A significant problem with global settlements was that the underlying amounts could not be defended at Tribunal. The settlements made no mention of periods, amounts, interest or penalties which could be reasonably taken to a Tribunal or defended in the context of the existing legislation. This then brought into question whether HMRC had given ‘valuable consideration’ which is a pre-requisite for a contract to be legal.

Whilst taxpayers appeared content to agree them and settle the investigation on the terms agreed, the agreements could not be defended because of this flaw. Neither did they afford the taxpayer the opportunity of defending any underlying potential assessments before a Tribunal.

Refusal to co-operate by the taxpayer should not be used as a reason to abandon the investigation.

It is generally possible to agree with the taxpayer what head of duty will be used to assess the receipts in dispute (as they may be unwilling to argue the head of duty(ies) applicable before a Tribunal), or you should be able to issue assessments on what you suspect the source correctly is, which, if appealed, it is the taxpayer’s responsibility to show is incorrect.

Where it is possible to agree or form an opinion as to what the source is, assessments may be issued to reflect the actual (or calculated) receipts per assessing period. Statutory interest will then flow automatically from these assessments. Penalties should be determined in the usual way.

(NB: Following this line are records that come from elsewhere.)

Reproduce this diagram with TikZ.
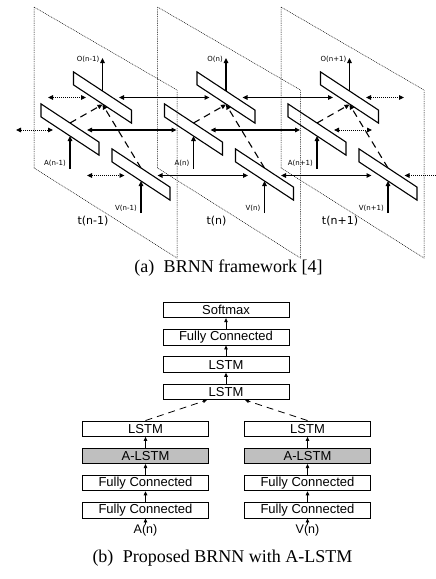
\documentclass[tikz,border=0pt]{standalone}
\usepackage{fontspec}
\setmainfont{Liberation Serif}
\setsansfont{Liberation Sans}
\newfontfamily\dejavu{DejaVu Sans}
\usetikzlibrary{arrows.meta,calc}
\newcommand\drawbar[2]{\draw[barline] (#1-29,#2-25.6) -- (#1+29,#2+12.6) -- (#1+29,#2+25.6) -- (#1-29,#2-12.6) -- cycle;}
\begin{document}
\begin{tikzpicture}[x=1pt,y=-1pt,
  planeline/.style={line width=0.5pt, dash pattern=on 0.9pt off 0.9pt},
  barline/.style={line width=1.1pt, line join=miter},
  arr/.style={line width=1.1pt, -{Triangle[length=5pt,width=4.5pt]}},
  darr/.style={line width=1.1pt, {Triangle[length=5pt,width=4.5pt]}-{Triangle[length=5pt,width=4.5pt]}},
  dotarr/.style={line width=0.9pt, dash pattern=on 1pt off 1pt, {Triangle[length=5pt,width=4.5pt]}-{Triangle[length=5pt,width=4.5pt]}},
  dotarrl/.style={line width=0.9pt, dash pattern=on 1pt off 1pt, {Triangle[length=5pt,width=4.5pt]}-},
  dasharr/.style={line width=1.1pt, dash pattern=on 7pt off 5pt, -{Triangle[length=5pt,width=4.5pt]}},
  small/.style={font=\dejavu\fontsize{7}{8}\selectfont, inner sep=0pt},
  tlab/.style={font=\dejavu\fontsize{11}{13}\selectfont, inner sep=0pt},
  box/.style={draw, line width=0.8pt, minimum width=126pt, minimum height=15.5pt, inner sep=0pt, font=\sffamily\fontsize{13}{15}\selectfont},
  gbox/.style={box, fill=black!25},
  sarr/.style={line width=0.8pt, -{Triangle[length=4pt,width=3.5pt]}},
  sdash/.style={line width=0.8pt, dash pattern=on 7pt off 5pt, -{Triangle[length=4pt,width=3.5pt]}},
  inlab/.style={font=\sffamily\fontsize{12.5}{14}\selectfont, inner sep=0pt},
  captext/.style={font=\fontsize{18}{21}\selectfont, inner sep=0pt}
]
\useasboundingbox (0,0) rectangle (436,579);
\begin{scope}
\clip (0,0) rectangle (436,579);
% ---------- (a) BRNN framework ----------
\foreach \i/\s in {0/n-1,1/n,2/n+1}{
  \pgfmathsetmacro\ox{123.5*\i}
  \pgfmathsetmacro\ux{102.5+\ox}
  \pgfmathsetmacro\ax{70+\ox}
  \pgfmathsetmacro\vx{141+\ox}
  \pgfmathsetmacro\pl{34+\ox}
  \pgfmathsetmacro\pr{177+\ox}
  \pgfmathsetmacro\tx{93+\ox}
  % plane
  \draw[planeline] (\pl,7) -- (\pr,90) -- (\pr,258) -- (\pl,168) -- cycle;
  % bars
  \drawbar{\ux}{97.5}
  \drawbar{\ax}{129.5}
  \drawbar{\vx}{174.5}
  % named points
  \coordinate (Ut\i) at (\ux,91);
  \coordinate (Ub\i) at (\ux,104.5);
  \coordinate (At\i) at (\ax,123);
  \coordinate (Ab\i) at (\ax,136);
  \coordinate (Vt\i) at (\vx,168);
  \coordinate (Vb\i) at (\vx,181);
  \coordinate (Otip\i) at (\ux,58);
  \coordinate (Ain\i) at (\ax,169);
  \coordinate (Vin\i) at (\vx,213);
  \coordinate (UL\i) at (\ux-16.5,97.5);
  \coordinate (UR\i) at (\ux+16.5,97.5);
  \coordinate (AL\i) at (\ax-17,130);
  \coordinate (AR\i) at (\ax+17,130);
  \coordinate (VL\i) at (\vx-16.5,175.5);
  \coordinate (VR\i) at (\vx+16.5,175.5);
  % vertical arrows
  \draw[arr] (Ut\i) -- (Otip\i);
  \draw[arr] (Ain\i) -- (Ab\i);
  \draw[arr] (Vin\i) -- (Vb\i);
  \draw[dasharr] (At\i) -- (Ub\i);
  \draw[dasharr] (Vt\i) -- (Ub\i);
  % labels
  \node[small, anchor=east] (O\i) at (\ux-3,59) {O(\s)};
  \node[small, anchor=east] (A\i) at (\ax-4,163) {A(\s)};
  \node[small, anchor=east] (V\i) at (\vx-4,208) {V(\s)};
  \node[tlab] (T\i) at (\tx,221) {t(\s)};
}
% horizontal connections between time steps
\foreach \i/\j in {0/1,1/2}{
  \draw[darr] (UR\i) -- (UL\j);
  \draw[darr] (AR\i) -- (AL\j);
  \draw[darr] (VR\i) -- (VL\j);
}
% open ends
\coordinate (UlL) at (48,97.5);
\coordinate (UrR) at (404,97.5);
\coordinate (AlL) at (16,130);
\coordinate (ArR) at (372,130);
\coordinate (VlL) at (87,175.5);
\coordinate (VrR) at (440,175.5);
\draw[dotarr] (UlL) -- (UL0);
\draw[dotarr] (UR2) -- (UrR);
\draw[dotarr] (AlL) -- (AL0);
\draw[dotarr] (AR2) -- (ArR);
\draw[dotarr] (VlL) -- (VL0);
\draw[dotarrl] (VR2) -- (VrR);
\end{scope}
\node[captext] (capa) at (228.5,268) {(a)\hspace{5pt} BRNN framework [4]};
% ---------- (b) Proposed BRNN with A-LSTM ----------
\node[box] (sm) at (226,310) {Softmax};
\node[box] (fc) at (226,337.3) {Fully Connected};
\node[box] (l2) at (226,364.6) {LSTM};
\node[box] (l1) at (226,391.9) {LSTM};
\foreach \c/\x/\lab in {a/145.5/A(n), v/307.5/V(n)}{
  \node[box] (\c l) at (\x,428.7) {LSTM};
  \node[gbox] (\c g) at (\x,455.9) {A-LSTM};
  \node[box] (\c f2) at (\x,483.1) {Fully Connected};
  \node[box] (\c f1) at (\x,510.3) {Fully Connected};
  \node[inlab] (\c in) at (\x,530.5) {\lab};
  \draw[sarr] (\c in.north) -- (\c f1.south);
  \draw[sarr] (\c f1.north) -- (\c f2.south);
  \draw[sarr] (\c f2.north) -- (\c g.south);
  \draw[sarr] (\c g.north) -- (\c l.south);
}
\draw[sarr] (l1.north) -- (l2.south);
\draw[sarr] (l2.north) -- (fc.south);
\draw[sarr] (fc.north) -- (sm.south);
\draw[sdash] (al.north) -- ($(l1.south)+(-19,0)$);
\draw[sdash] (vl.north) -- ($(l1.south)+(19,0)$);
\node[captext] (capb) at (222.5,558) {(b)\hspace{5pt} Proposed BRNN with A-LSTM};
\end{tikzpicture}
\end{document}
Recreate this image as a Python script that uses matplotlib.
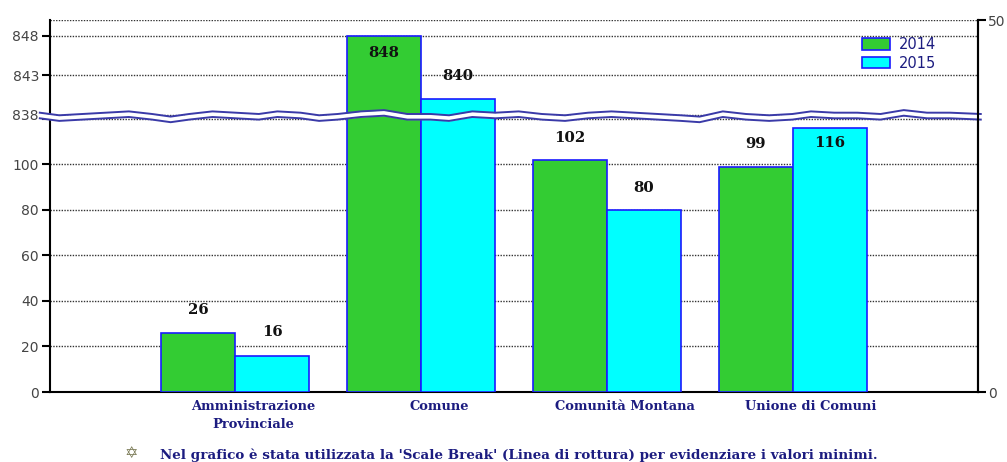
import numpy as np
import matplotlib
matplotlib.use("Agg")
import matplotlib.pyplot as plt
import matplotlib.transforms as mtransforms
from matplotlib.patches import Patch

categories = ["Amministrazione\nProvinciale", "Comune", "Comunità Montana", "Unione di Comuni"]
values_2014 = [26, 848, 102, 99]
values_2015 = [16, 840, 80, 116]
series_names = ["2014", "2015"]
left_ticks = [0, 20, 40, 60, 80, 100, 120, 838, 843, 848]
left_labels = ["0", "20", "40", "60", "80", "100", "", "838", "843", "848"]
grid_values = [20, 40, 60, 80, 100, 120, 838, 843, 848, 850]
# label offsets in px (positive: above bar, negative: inside bar)
off_2014 = [23, -17, 22, 23]
off_2015 = [24, 23, 22, -15]
footnote = "Nel grafico è stata utilizzata la 'Scale Break' (Linea di rottura) per evidenziare i valori minimi."

# scale break: piecewise-linear mapping
BRK_V = [-1000, 0, 120, 838, 850, 5000]
BRK_Y = [-2280, 0, 273.6, 278, 372.8, 372.8 + 4150 * 7.9]

def fwd(v):
    return np.interp(v, BRK_V, BRK_Y)

def inv(y):
    return np.interp(y, BRK_Y, BRK_V)

W, H = 1007, 462
fig = plt.figure(figsize=(W / 100, H / 100), dpi=100)
ax = fig.add_axes([50 / W, (H - 392) / H, (978 - 50) / W, (392 - 20) / H])
ax.set_yscale("function", functions=(fwd, inv))
ax.set_ylim(0, 850)
ax.set_xlim(-0.995, 3.995)

navy = "#1c1c80"
green = "#33cc33"
cyan = "#00ffff"
edge = "#1a1aff"
serif = "DejaVu Serif"

for g in grid_values:
    ax.axhline(g, color="#333333", lw=1.0, ls=(0, (1, 1)), zorder=1)

x = np.arange(len(categories))
bw = 0.398
ax.bar(x - bw / 2, values_2014, bw, color=green, edgecolor=edge, lw=1.2, zorder=3, label=series_names[0])
ax.bar(x + bw / 2, values_2015, bw, color=cyan, edgecolor=edge, lw=1.2, zorder=3, label=series_names[1])

for xs, vals, offs in ((x - bw / 2, values_2014, off_2014), (x + bw / 2, values_2015, off_2015)):
    for xi, v, o in zip(xs, vals, offs):
        ax.annotate(str(v), (xi, v), xytext=(0, o * 0.72), textcoords="offset points",
                    ha="center", va="center", fontsize=10.7, fontweight="bold",
                    family=serif, color="#111111", zorder=6)

ax.spines["top"].set_visible(False)
ax.spines["left"].set_linewidth(1.5)
ax.spines["bottom"].set_linewidth(1.5)
ax.spines["right"].set_linewidth(1.5)

ax.set_yticks(left_ticks)
ax.set_yticklabels(left_labels)
ax.yaxis.set_minor_locator(matplotlib.ticker.NullLocator())
ax.tick_params(axis="y", direction="out", length=6, width=1.5, labelsize=10,
               labelcolor="#444444", pad=2)

ax.set_xticks(x)
ax.set_xticklabels(categories, fontsize=9.4, fontweight="bold", family=serif,
                   color=navy, linespacing=1.5)
ax.tick_params(axis="x", length=0, pad=6)
shift = mtransforms.ScaledTranslation(0.18, 0, fig.dpi_scale_trans)
for t in ax.get_xticklabels():
    t.set_transform(t.get_transform() + shift)

# right axis
ax2 = ax.twinx()
ax2.set_ylim(0, 50)
ax2.set_yticks([0, 50])
ax2.tick_params(axis="y", direction="out", length=6, width=1.5, labelsize=10,
                labelcolor="#444444", pad=1)
for s in ["top", "left", "bottom"]:
    ax2.spines[s].set_visible(False)
ax2.spines["right"].set_linewidth(1.5)

# scale break wave
ytop = fwd(850)
yc = (fwd(120) + fwd(838)) / 2 / ytop
wave_x = [-0.011, 0.01, 0.035, 0.06, 0.085, 0.11, 0.13, 0.15, 0.175, 0.20, 0.225, 0.245, 0.27, 0.29,
          0.31, 0.335, 0.36, 0.385, 0.41, 0.43, 0.455, 0.48, 0.505, 0.53, 0.555, 0.58, 0.605,
          0.63, 0.655, 0.68, 0.70, 0.725, 0.75, 0.775, 0.80, 0.82, 0.845, 0.87, 0.895, 0.92,
          0.945, 0.97, 1.003]
wave_p = [1, -1, 0, 1, 2, 0, -2, 0, 2, 1, 0, 2, 1, -1, 0, 2, 3, 0, 0, -1, 2, 1, 2, 0, -1,
          1, 2, 1, 0, -1, -2, 2, 0, -1, 0, 2, 1, 1, 0, 3, 1, 1, 0]
wx = np.array(wave_x)
wy = yc + np.array(wave_p) * 1.3 / (392 - 20)
half = 2.8 / (392 - 20)
ax.fill_between(wx, wy - half, wy + half, transform=ax.transAxes, color="white",
                zorder=5, clip_on=False, lw=0)
ax.plot(wx, wy + half, transform=ax.transAxes, color="#3a3aa8", lw=1.4, zorder=5, clip_on=False)
ax.plot(wx, wy - half, transform=ax.transAxes, color="#3a3aa8", lw=1.4, zorder=5, clip_on=False)

# legend
leg = ax.legend(handles=[Patch(facecolor=green, edgecolor=edge, lw=1.2, label=series_names[0]),
                         Patch(facecolor=cyan, edgecolor=edge, lw=1.2, label=series_names[1])],
                loc="upper left", bbox_to_anchor=((862 - 50) / 928, (392 - 37) / 372),
                frameon=False, fontsize=10.5, handlelength=1.95, handleheight=0.85,
                handletextpad=0.55, labelspacing=0.25, borderpad=0, borderaxespad=0)
for t in leg.get_texts():
    t.set_color(navy)

# footnote
fig.text(131 / W, 1 - 453 / H, "\u2721", fontsize=11.5, color="#7a7a55", va="center", ha="center",
         family="DejaVu Sans", fontweight="bold")
fig.text(160 / W, 1 - 455 / H, footnote, fontsize=9.7, fontweight="bold", color=navy,
         va="center", ha="left", family=serif)

fig.savefig("out.png", dpi=100)
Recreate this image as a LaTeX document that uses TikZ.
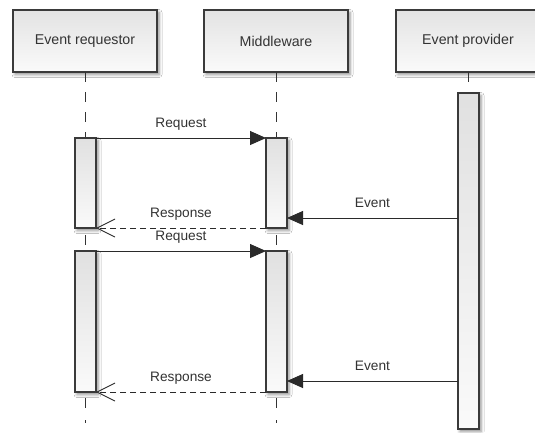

In accordance with normal guidance, it may be expedient to agree a formal settlement contract. However, the terms of any contract should include the amounts in which any assessment(s) would be made, and interest and penalties should be calculated and included separately.

Where agreement of the head of duty proves impossible, assessments for relevant periods should be issued in accordance with usual guidelines:

  • Determinations should be made where there is no return and no notice to file a return can be issued.
  • Discovery assessments or jeopardy amendments should be made where returns have been received.

Taking action as above preserves the taxpayer’s rights to appeal.

Due to the nature of these cases, it is likely that very few assessments will be appealed.

This is because the taxpayer is required to demonstrate that the assessment(s) is(are) incorrect or excessive to the civil standard of proof (i.e. on the balance of probabilities) and if sufficient evidence can be shown of having given the taxpayer the opportunity to determine the applicable head of duty or demonstrate that a different amount of tax or no tax is due, a Tribunal is likely to dismiss the taxpayer’s appeal, on the basis that HMRC gave due and reasonable consideration as to what the source is and the amount of tax due.

All usual methods of progressing the enquiry should be used, including information notices and classifying the investigation under Code 8 or Code 9.

When issuing assessments or determinations, it is imperative that taxpayers are kept informed of their rights of appeal and that the explanation is recorded properly in the investigation papers.

Interest and penalties (where applicable) should be calculated in accordance with the usual guidelines. Where penalty assessments are contemplated, their issue should be discussed with the taxpayer, where practicable, in the context of agreeing a contract settlement, and not delayed if agreement proves difficult. Again, issuing such assessments preserves the taxpayer’s right of appeal against all elements of the resolution.

Interest is non-negotiable as it is not included in the Commissioner’s powers of Collection and Management (s5 CRCA 2005). Penalties, whilst negotiable, should include the usual legislative considerations.

Years or taxes/duties for which an assessment cannot be issued should not be included in an enforceable contract settlement. If a taxpayer is willing to make voluntary restitution for out of date years or un-assessable taxes/duties, consideration should be given to the usual voluntary restitution rules or a separate voluntary settlement should be negotiated to preserve the enforceability of the contract settlement.